Many customers withdrawing money at the same time is always a risk, and the banking system plans for it. For reasonable amounts of unexpected withdrawals, the bank borrows money to maintain liquidity; they can borrow at lower rates than you can (eg from the government at prime rate) so that cuts into their profit but is just part of being in that business.

If there is a run on the bank -- everyone wants all their money out at once, the bank can't borrow that much, and implodes -- then what county you're in, and whether this is a real bank, becomes important.

In the US, that's when FDIC insurance kicks in; banks are required to carry this and it guarantees that each customer will get at least some of their money. I believe that currently each depositor is insured up to $250,000; if you have more than that, to be fully insured you should spread the money across multiple banks. In other countries there may or may not be a similar safety net; do your research.

Note that not everything that behaves like a bank account is a bank account. If the bank offers investment accounts, those are not protected by FDIC insurance; the same is true for investments elsewhere. It's up to you to understand whether your account is or isn't. If in doubt, check the bank's marketing material for your type of account; if still in doubt ask them to send you a printed description of the account which includes that statement.
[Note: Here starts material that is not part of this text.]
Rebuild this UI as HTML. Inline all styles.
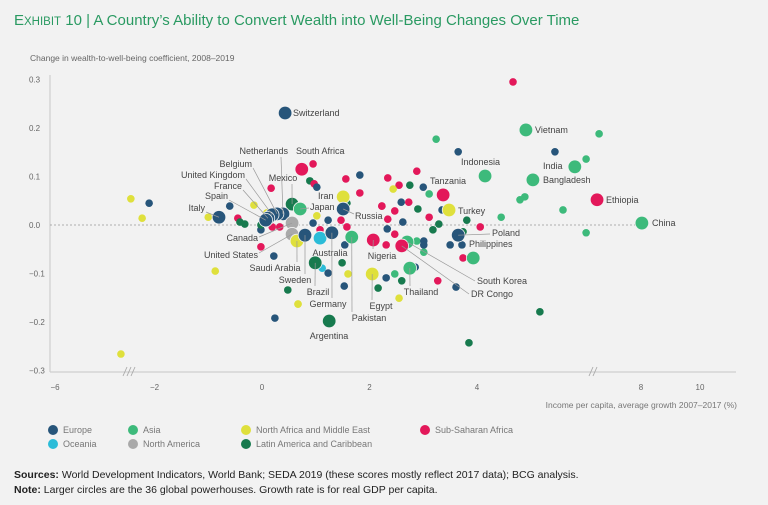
<!DOCTYPE html>
<html><head><meta charset="utf-8">
<style>
body{margin:0;background:#f2f2f2;}
svg{display:block;font-family:"Liberation Sans",sans-serif;}
</style></head>
<body>
<svg id="chart" width="768" height="505" viewBox="0 0 768 505">
<rect width="768" height="505" fill="#f2f2f2"/>
<text x="14" y="25" font-size="15" fill="#2a9a62"><tspan font-size="15">E</tspan><tspan font-size="11.5">XHIBIT</tspan> 10 | A Country’s Ability to Convert Wealth into Well-Being Changes Over Time</text>
<text x="30" y="61" font-size="8.5" fill="#666">Change in wealth-to-well-being coefficient, 2008–2019</text>
<g id="axes"></g>
<g id="marks"></g>
<g id="labels"></g>
<text x="737" y="408" font-size="8.5" fill="#777" text-anchor="end">Income per capita, average growth 2007–2017 (%)</text>
<g id="legend"></g>
<text x="14" y="478" font-size="10.5" fill="#222"><tspan font-weight="bold">Sources:</tspan> World Development Indicators, World Bank; SEDA 2019 (these scores mostly reflect 2017 data); BCG analysis.</text>
<text x="14" y="493" font-size="10.5" fill="#222"><tspan font-weight="bold">Note:</tspan> Larger circles are the 36 global powerhouses. Growth rate is for real GDP per capita.</text>
</svg>
<script>
const NS="http://www.w3.org/2000/svg";
const regionColors={E:"#27557a",A:"#3dba7b",M:"#dfe03c",S:"#e3185a",O:"#2bbcd8",N:"#a9a9a9",L:"#177a4e"};
const xTicks=[-6,-2,0,2,4,8,10];
const yTicks=[0.3,0.2,0.1,0.0,-0.1,-0.2,-0.3];
const bigNames=["Switzerland","South Africa","Mexico","Japan","Netherlands","Belgium","United Kingdom","France","Spain","Italy","Canada","United States","Saudi Arabia","Sweden","Australia","Germany","Brazil","Pakistan","Argentina","Iran","Russia","Nigeria","South Korea","DR Congo","Egypt","Thailand","Tanzania","Turkey","Indonesia","Poland","Philippines","Vietnam","India","Bangladesh","Ethiopia","China"];
const bigRegion=["E","S","L","A","E","E","E","E","E","E","N","N","M","E","O","E","L","A","L","M","E","S","A","S","M","A","S","M","A","E","A","A","A","A","S","A"];
const bigX=[0.43,0.74,0.56,0.71,0.39,0.28,0.19,0.11,0.07,-0.80,0.56,0.56,0.65,0.80,1.08,1.30,0.99,1.67,1.25,1.51,1.51,2.07,2.70,2.60,2.05,2.75,3.37,3.48,4.15,3.65,3.93,4.91,5.82,5.04,6.51,8.03];
const bigY=[0.231,0.115,0.043,0.033,0.023,0.023,0.021,0.014,0.010,0.016,0.004,-0.019,-0.033,-0.021,-0.027,-0.016,-0.078,-0.025,-0.198,0.058,0.033,-0.031,-0.035,-0.043,-0.101,-0.089,0.062,0.031,0.101,-0.021,-0.068,0.196,0.120,0.093,0.052,0.004];
const smallRegion=["M","M","E","M","M","E","M","M","S","L","L","S","S","E","S","E","M","L","E","S","S","E","S","L","S","E","S","L","M","E","S","S","E","S","E","A","E","S","S","S","M","L","E","A","E","S","S","S","E","L","L","E","L","S","S","S","A","E","E","A","S","S","L","A","E","E","L","S","E","L","E","M","M","O","E","M","S","A","E","A","A","A","A","A","L","L","S"];
const smallX=[-2.80,-2.44,-2.10,-2.23,-1.00,-0.60,-0.15,0.09,-0.45,-0.32,-0.41,0.19,0.33,-0.02,-0.02,0.22,-0.87,0.48,0.24,0.17,0.95,1.82,1.56,0.89,0.97,1.02,1.82,1.58,1.02,1.23,1.47,1.58,0.95,1.08,1.54,3.24,3.65,2.34,2.88,2.55,2.44,2.75,3.00,3.11,2.59,2.73,2.23,2.47,3.35,2.90,3.29,2.62,3.81,3.11,2.34,4.06,2.88,2.33,3.01,3.01,2.31,2.47,3.74,2.47,2.85,3.50,3.18,3.74,3.72,1.49,2.31,2.55,1.60,1.12,1.23,0.67,3.98,6.58,5.45,6.03,4.89,4.80,5.60,4.45,5.17,3.85,4.67];
const smallY=[-0.266,0.054,0.045,0.014,0.016,0.039,0.041,0.025,0.014,0.002,0.006,-0.004,-0.004,-0.010,-0.045,-0.064,-0.095,-0.134,-0.192,0.076,0.126,0.103,0.095,0.091,0.085,0.078,0.066,0.045,0.019,0.010,0.010,-0.004,0.004,-0.010,-0.041,0.177,0.151,0.097,0.111,0.082,0.074,0.082,0.078,0.064,0.047,0.047,0.039,0.029,0.031,0.033,0.002,0.006,0.010,0.016,0.012,-0.004,-0.033,-0.008,-0.033,-0.056,-0.041,-0.019,-0.014,-0.101,-0.087,-0.041,-0.010,-0.068,-0.041,-0.078,-0.109,-0.151,-0.101,-0.089,-0.099,-0.163,-0.068,0.188,0.151,0.136,0.058,0.052,0.031,0.016,-0.179,-0.243,0.295];
const extraRegion=["L","S","E","E","L","S","E","M","A","L"];
const extraX=[2.60,3.27,3.61,1.53,2.16,2.23,3.01,0.67,6.03,-0.02];
const extraY=[-0.115,-0.115,-0.128,-0.126,-0.130,0.039,-0.041,-0.163,-0.016,0.000];

function xs(v){
  if(v<=-2.6) return 55+(v+6)*20.6;
  if(v<=6.15) return 262+v*53.75;
  return 641+(v-8)*29.5;
}
function ys(v){return 225-v*485;}
function el(tag,attrs,parent){const e=document.createElementNS(NS,tag);for(const k in attrs)e.setAttribute(k,attrs[k]);parent.appendChild(e);return e;}

const axes=document.getElementById("axes");
yTicks.forEach(t=>{
  const tx=el("text",{x:29,y:ys(t)+3,"font-size":8,fill:"#666","text-anchor":"start"},axes);
  
  
  tx.textContent=(t<0?"−":"")+Math.abs(t).toFixed(1);
});
xTicks.forEach(t=>{
  const tx=el("text",{x:xs(t),y:390,"font-size":8,fill:"#666","text-anchor":"middle"},axes);
  
  
  tx.textContent=(t<0?"−":"")+Math.abs(t);
});
const base=el("line",{x1:50,y1:372,x2:736,y2:372,stroke:"#cfcfcf","stroke-width":1.3},axes);


const yl=el("line",{x1:50,y1:75,x2:50,y2:372,stroke:"#cfcfcf","stroke-width":1.2},axes);


const zero=el("line",{x1:50,y1:ys(0),x2:640,y2:ys(0),stroke:"#999","stroke-width":0.8,"stroke-dasharray":"2,2"},axes);


[[123,127,131],[589,593]].forEach(g=>{g.forEach(x=>{
  const b=el("line",{x1:x,y1:376,x2:x+4,y2:367,stroke:"#aaa","stroke-width":0.9},axes);
  
  
});});

const marks=document.getElementById("marks");
function dot(r,x,y,rad,stroke){
  const c=el("circle",{cx:xs(x),cy:ys(y),r:rad,fill:regionColors[r]},marks);
  if(stroke){c.setAttribute("stroke","#f2f2f2");c.setAttribute("stroke-width","0.8");}
  return c;
}
smallX.forEach((x,i)=>{const c=dot(smallRegion[i],x,smallY[i],3.8,false);
  
  });
extraX.forEach((x,i)=>{const c=dot(extraRegion[i],x,extraY[i],3.8,false);
  
  });
const bigPos={};
bigX.forEach((x,i)=>{const c=dot(bigRegion[i],x,bigY[i],6.8,true);
  
  
  bigPos[bigNames[i]]=[xs(x),ys(bigY[i])];});

const labels=[
["Switzerland",293,116,"start",null],
["South Africa",296,154,"start",null],
["Netherlands",288,154,"end",[281,157]],
["Belgium",252,167,"end",[253,168]],
["United Kingdom",245,178,"end",[246,179]],
["Mexico",283,181,"middle",[292,184]],
["France",242,189,"end",[243,190]],
["Spain",228,199,"end",[229,200]],
["Italy",205,211,"end",[206,212]],
["Japan",310,210,"start",[309,208]],
["Iran",318,199,"start",null],
["Russia",355,219,"start",[354,214]],
["Canada",258,241,"end",[259,237]],
["United States",258,258,"end",[259,253]],
["Saudi Arabia",275,271,"middle",[297,262]],
["Sweden",295,283,"middle",[305,274]],
["Australia",330,256,"middle",null],
["Brazil",318,295,"middle",[315,286]],
["Germany",328,307,"middle",[332,298]],
["Pakistan",369,321,"middle",[352,312]],
["Argentina",329,339,"middle",null],
["Nigeria",382,259,"middle",[373,249]],
["Egypt",381,309,"middle",[372,300]],
["Thailand",421,295,"middle",[410,286]],
["South Korea",477,284,"start",[475,281]],
["DR Congo",471,297,"start",[469,294]],
["Tanzania",430,184,"start",null],
["Turkey",458,214,"start",null],
["Indonesia",461,165,"start",null],
["Poland",492,236,"start",[490,234]],
["Philippines",469,247,"start",null],
["Vietnam",535,133,"start",null],
["India",543,169,"start",null],
["Bangladesh",543,183,"start",null],
["Ethiopia",606,203,"start",null],
["China",652,226,"start",null]
];
const lg=document.getElementById("labels");
labels.forEach(l=>{
  if(l[4]){const p=bigPos[l[0]];
    const ln=el("line",{x1:l[4][0],y1:l[4][1],x2:p[0],y2:p[1],stroke:"#999","stroke-width":0.7},lg);
    
    }
  const t=el("text",{x:l[1],y:l[2],"font-size":9,fill:"#444","text-anchor":l[3]},lg);
  
  
  t.textContent=l[0];
});

const legendNames=["Europe","Asia","North Africa and Middle East","Sub-Saharan Africa","Oceania","North America","Latin America and Caribbean"];
const legendKeys=["E","A","M","S","O","N","L"];
const legendX=[53,133,246,425,53,133,246];
const legendY=[430,430,430,430,444,444,444];
const lgd=document.getElementById("legend");
legendNames.forEach((n,i)=>{
  const g=el("g",{},lgd);
  
  
  el("circle",{cx:legendX[i],cy:legendY[i],r:5,fill:regionColors[legendKeys[i]]},g);
  const t=el("text",{x:legendX[i]+10,y:legendY[i]+3,"font-size":9,fill:"#777"},g);
  t.textContent=n;
});
</script>
</body></html>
Of course you can still choose to put your money somewhere that isn't insured. Risk and reward tend to be tied together by market forces, so legitimate (again) investments generally pay higher average returns to justify the risk of losing some or all value; it's up to the investor to decide if they like the odds or not. The market as a whole, and on the average, tends to increase in value... but we've just seen that some changes may only be short-term.

(I expected a correction after the apparently unjustified jump during the first two plague years; unfortunately I guessed right. But it looks like that just puts me back into the overall long-term market rate of return of about 8%. Someone who started investing during the bubble would have been hurt much more.)

There ya go: banking in a nutshell. Your next step is to find out whether your particular account is protected or not, and to what extent.

Caveat: I did say "legitimate". Scams can look pretty convincing until you try to get your money back. I haven't researched Wealthfront. Odds are they're an honest business. But if you haven't checked, you should, preferably before you send them any money.